6. The method according to claim 5, wherein the compensating device lowers the measurement signals through use of passive electric components.

7. The method according to claim 5, wherein the compensating device lowers the measurement signals through use of resistors.

8. The method according to claim 5, wherein the compensating device lowers the measurement signals through use of at least one resistor connected in series to the sensor and at least one resistor connected in parallel to the sensor.

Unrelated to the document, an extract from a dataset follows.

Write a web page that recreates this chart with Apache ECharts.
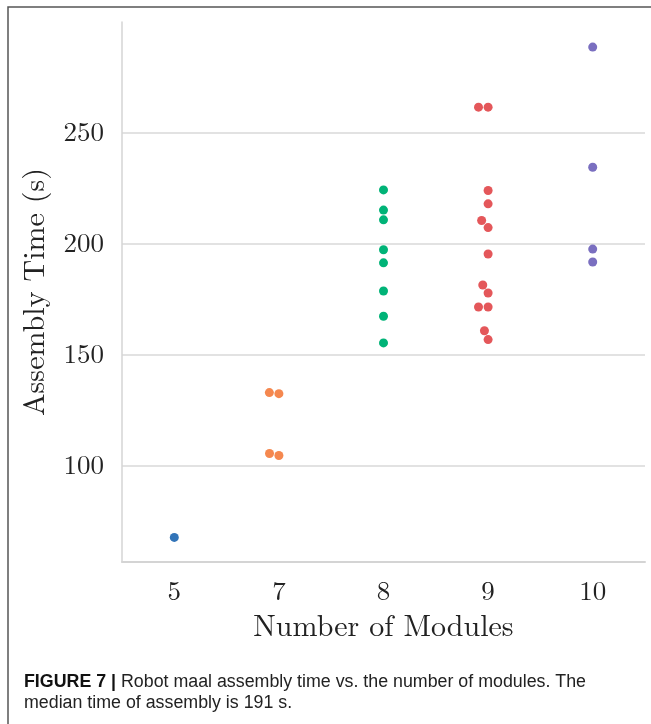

9. An arrangement for integrated cable signal adjustment when mounting a bearing with a taper bore on a shaft, comprising

a sensor fitted at a side face of an inner race ring of the bearing which measures strain at the inner race ring as the inner race ring is driven up axially on the shaft, with an instantaneous clearance reduction in the bearing being calculated based on the measured strain, and the clearance reduction being used to determine an amount the bearing should be driven along the shaft;

a cable extending from the sensor to an indicator provided with a display, the indicator receiving measurement signals from the sensor; and

a compensating device connected in the cable to lower measurement signals reaching the indicator to compensate for a signal deviation caused by the sensor being fitted at the side face of the inner race ring instead of on an outer envelope surface thereof.

10. The device according to claim 9, wherein the compensating device comprises passive electric components.

11. The device according to claim 9, wherein the compensating device comprises resistors.

12. The device according to claim 11, wherein the resistors comprise one resistor connected in series with the sensor and another resistor connected in parallel with the sensor.

13. The device according to claim 9, wherein the compensating device is enclosed in a casing.

14. The device according to claim 9, wherein the compensating device is enclosed in a casing made of plastic material.